The Committee is "a highest priority intelligence group. It was not listed on any government record or included in any budget. It had no official name or designation. It was responsible only to the Present of the United State". Its purpose was straightforward: "In the country's espionage dealings, when every other available avenue failed or could not be utilized, The Committee was called. The anonymous group of men who headed the organization would then select the agent best qualified for the job".
Headquarters for The Committee is a "small, shabby office building" a few blocks from the U.N. building. A lumbering freight elevator is capable of "dipping many levels below the building's basement" to the quite large and elegantly fitted offices.

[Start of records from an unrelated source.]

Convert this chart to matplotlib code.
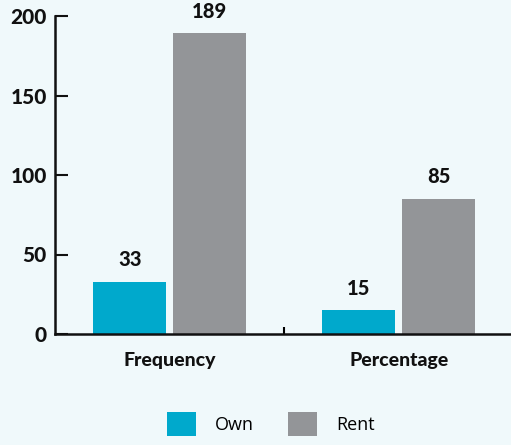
import matplotlib
matplotlib.use("Agg")
import matplotlib.pyplot as plt
import numpy as np

categories = ["Frequency", "Percentage"]
own = [33, 15]
rent = [189, 85]
series_names = ["Own", "Rent"]

BG = "#f0f9fb"
OWN_COLOR = "#00a9cc"
RENT_COLOR = "#939598"

plt.rcParams["font.family"] = ["Lato", "DejaVu Sans"]

fig = plt.figure(figsize=(5.11, 4.45), dpi=100, facecolor=BG)
ax = fig.add_axes([55 / 511, 111 / 445, 1 - 55 / 511, 318 / 445])
ax.set_facecolor(BG)

x = np.arange(len(categories))
width = 0.318
offset = 0.174
b1 = ax.bar(x - offset, own, width, color=OWN_COLOR, label=series_names[0])
b2 = ax.bar(x + offset, rent, width, color=RENT_COLOR, label=series_names[1])

for bars in (b1, b2):
    ax.bar_label(bars, padding=9, fontsize=14.5, fontweight="black", color="#111111")

ax.set_xlim(-0.5, 1.49)
ax.set_ylim(0, 200)
ax.set_yticks([0, 50, 100, 150, 200])
ax.tick_params(axis="y", direction="in", length=9, width=1.5, pad=6,
               labelsize=15, colors="#111111")
for lbl in ax.get_yticklabels():
    lbl.set_fontweight("black")

ax.set_xticks(x)
ax.set_xticklabels(categories, fontsize=14, fontweight="black", color="#111111")
ax.tick_params(axis="x", which="major", length=0, pad=13)
ax.set_xticks([0.5], minor=True)
ax.tick_params(axis="x", which="minor", direction="in", length=5, width=1.5)

for s in ["top", "right"]:
    ax.spines[s].set_visible(False)
for s in ["left", "bottom"]:
    ax.spines[s].set_linewidth(1.8)
    ax.spines[s].set_color("#111111")

leg = fig.legend(loc="center", bbox_to_anchor=(0.53, 0.047), ncol=2,
                 frameon=False, handlelength=1.6, handleheight=1.6,
                 columnspacing=1.9, handletextpad=1.05,
                 prop={"family": "Open Sans", "size": 13})

fig.savefig("out.png", dpi=100, facecolor=BG)
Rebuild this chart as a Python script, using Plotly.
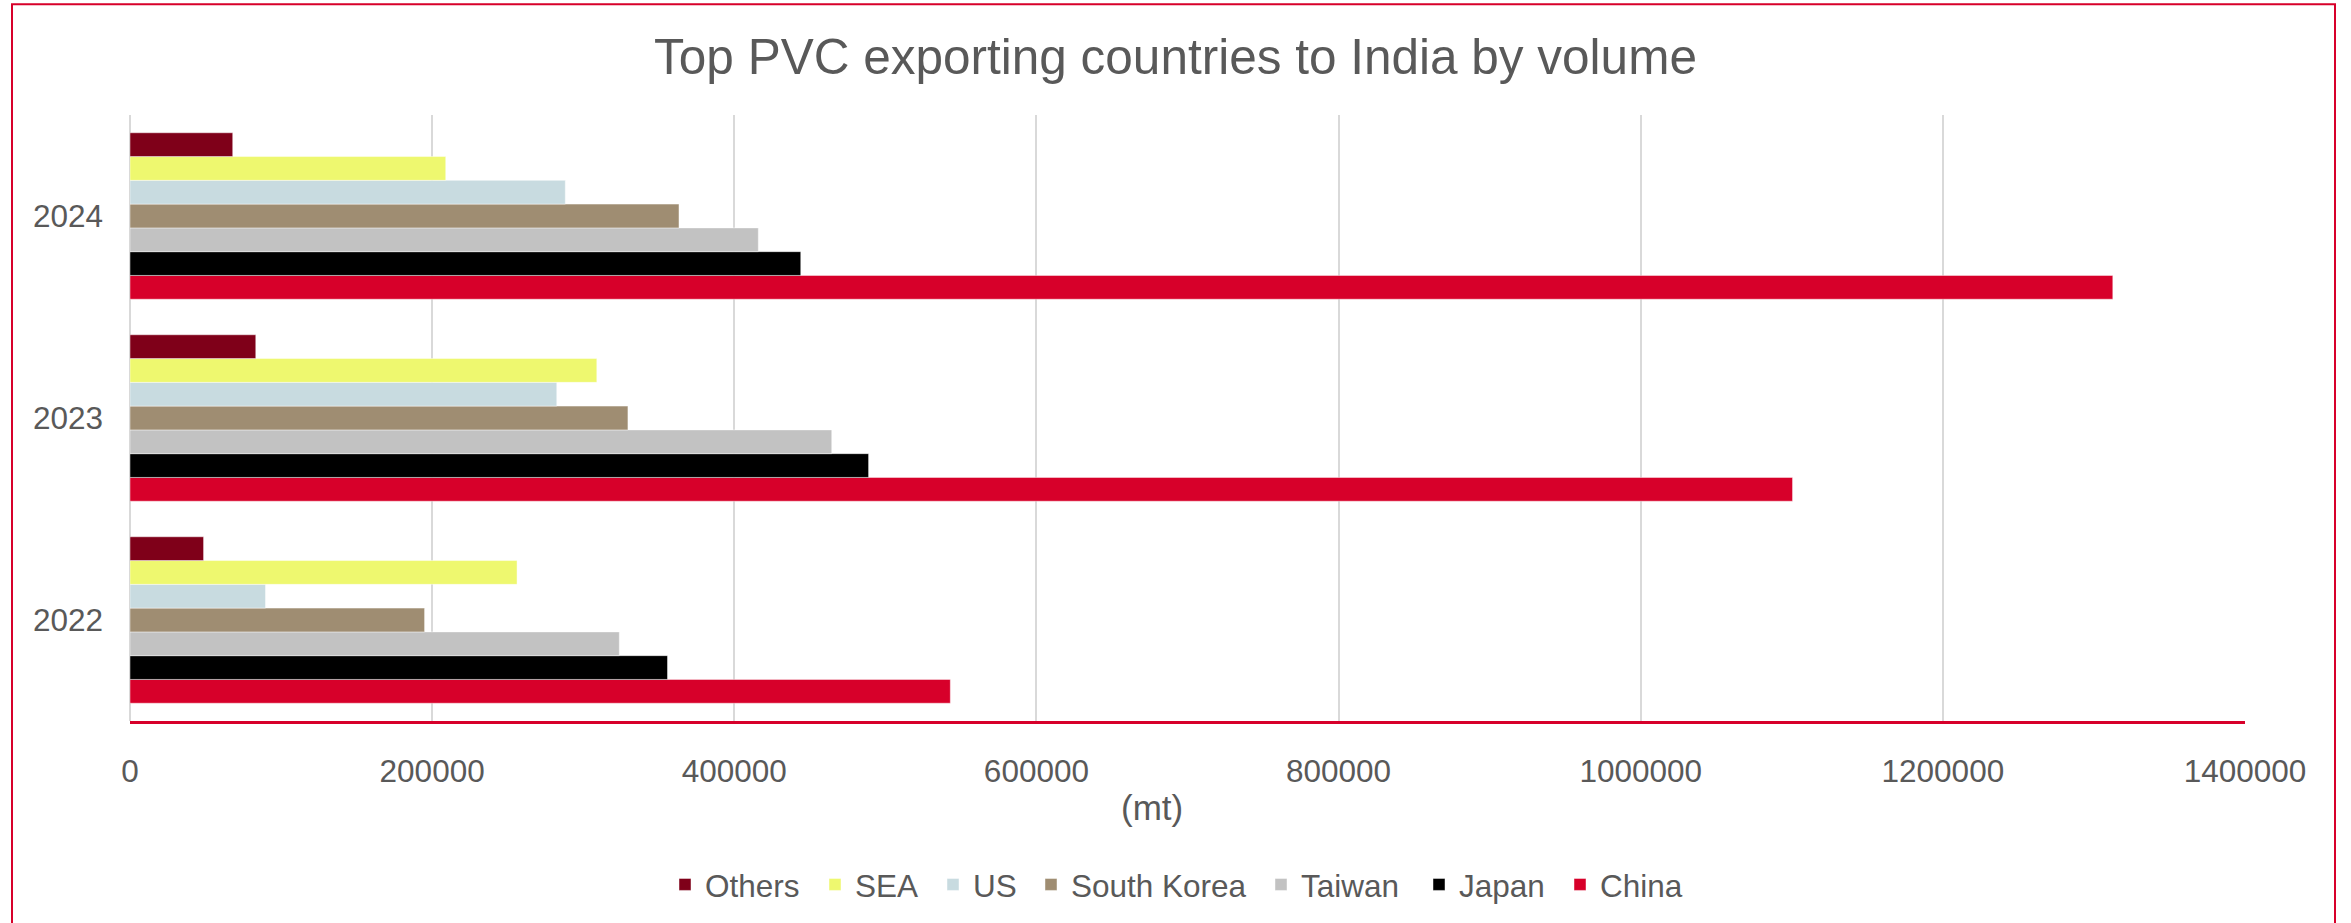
import plotly.graph_objects as go

# Import volumes into India, metric tonnes
years = ["2022", "2023", "2024"]
china = [543000, 1100500, 1312500]
japan = [355800, 488900, 444000]
taiwan = [323900, 464500, 415900]
south_korea = [195000, 329600, 363400]
us = [89700, 282500, 288150]
sea = [256200, 309000, 209000]
others = [48700, 83250, 68000]

x_ticks = [0, 200000, 400000, 600000, 800000, 1000000, 1200000, 1400000]

# name, values, colour, left edge of its legend key (px)
series = [
    ("China", china, "#D7002A", 1576),
    ("Japan", japan, "#000000", 1435),
    ("Taiwan", taiwan, "#C2C2C2", 1277),
    ("South Korea", south_korea, "#9F8D72", 1047),
    ("US", us, "#C8DBE0", 949),
    ("SEA", sea, "#EEF86F", 831),
    ("Others", others, "#7F0019", 681),
]

FONT = "Liberation Sans, Arial, sans-serif"
TEXT = "#595959"
ACCENT = "#D7002A"

W, H = 2351, 923
L, R, T, B = 130, 106, 115, 200
PW, PH = W - L - R, H - T - B


def px_x(p):
    return (p - L) / PW


def px_y(p):
    return (H - B - p) / PH


fig = go.Figure()
legends = {}
for i, (name, vals, color, key_x) in enumerate(series):
    lg = "legend" if i == 0 else f"legend{i + 1}"
    fig.add_trace(go.Bar(
        name=name, x=vals, y=years, orientation="h",
        marker=dict(color=color, line=dict(color="rgba(255,255,255,0.45)", width=1)),
        legend=lg,
    ))
    legends[lg] = dict(
        orientation="h",
        x=px_x(key_x - 16), xanchor="left",
        y=px_y(887), yanchor="middle",
        font=dict(size=31.5, color=TEXT, family=FONT),
        bgcolor="rgba(0,0,0,0)", borderwidth=0,
        itemclick=False, itemdoubleclick=False,
    )

fig.update_layout(
    width=W, height=H,
    margin=dict(l=L, r=R, t=T, b=B),
    paper_bgcolor="white", plot_bgcolor="white",
    barmode="group", bargap=0.176, bargroupgap=0,
    font=dict(family=FONT, color=TEXT, size=31.5),
    title=dict(
        text="Top PVC exporting countries to India by volume",
        x=0.5, xref="container", xanchor="center",
        y=1 - 57 / H, yref="container", yanchor="middle",
        font=dict(family=FONT, size=49.5, color=TEXT),
    ),
    xaxis=dict(
        range=[0, 1400000], tickvals=x_ticks, ticktext=[str(v) for v in x_ticks],
        showgrid=True, gridcolor="#D9D9D9", gridwidth=1.5,
        zeroline=True, zerolinecolor="#D9D9D9", zerolinewidth=1.5,
        showline=True, linecolor=ACCENT, linewidth=3,
        ticks="", ticklabelstandoff=20,
        tickfont=dict(size=31.5, color=TEXT, family=FONT),
        fixedrange=True,
    ),
    yaxis=dict(
        type="category", categoryorder="array", categoryarray=years,
        range=[-0.5, 2.5],
        showgrid=False, zeroline=False, showline=False,
        ticks="", ticklabelstandoff=26,
        tickfont=dict(size=31.5, color=TEXT, family=FONT),
    ),
    annotations=[
        dict(
            text="(mt)", xref="paper", yref="paper",
            x=px_x(1152), y=px_y(810), xanchor="center", yanchor="middle",
            showarrow=False, font=dict(size=35, color=TEXT, family=FONT),
        )
    ],
    showlegend=True,
    shapes=[
        dict(
            type="rect", xref="paper", yref="paper",
            x0=px_x(12), x1=px_x(2335), y0=px_y(H + 10), y1=px_y(4),
            line=dict(color=ACCENT, width=2), fillcolor="rgba(0,0,0,0)",
            layer="below",
        )
    ],
)
fig.update_layout(**legends)

fig.write_html("out.html")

When we first meet Savage, he is staring out a barred window looking at the scaffolding erected just for him the prison yard of the facility holding him. He muses that from the time he first started working for the organization, "he knew one day it might end like this". Furthermore, "Killings in the high-level espionage league could not always be explained or justified to local law enforcement agencies. Accepted policy for The Committee was to deny its assassin even existed". Such was the case with Savage which is why he was languishing in his cell. At least, that is, until The Committee decided they needed him again.
A bit of history that we learn about Savage has him as an impressionable and earnest soldier in a small select group of soldiers operating behind enemy lines under a Brigadier Simon Mace. They were the ones given the impossible missions with no chance of survival and yet through tenacity and toughness and pure spite, they pulled them off. After the War, Mace started a mercenary outfit and Savage went with him. As the people that Mace hired out to got more and more despotic and the work more disgusting, Savage finally had a break with his CO which meant leaving behind the only woman Savage ever cared for, the General's daughter, Sheila.
Ten years have passed since then and most of that time Savage has worked for The Committee. Being without any family to come home to and knowing he would never have one, Savage was a near perfect operative candidate for The Committee.
To get a good idea of what Savage looks like, think of the actor Lee Marvin and put an even more intense glare in his eyes and a sterner grimace on his lips. There can be little doubt looking at Savage that this is a very tough man who has seen very tough times and has survived them by being even tougher. Another telling passage came as Savage walked down a mid-Manhattan street, "Women gave him involuntary glances of mingled fear and excitement. Men tried to ignore him, yet felt relieved and safer when he'd past".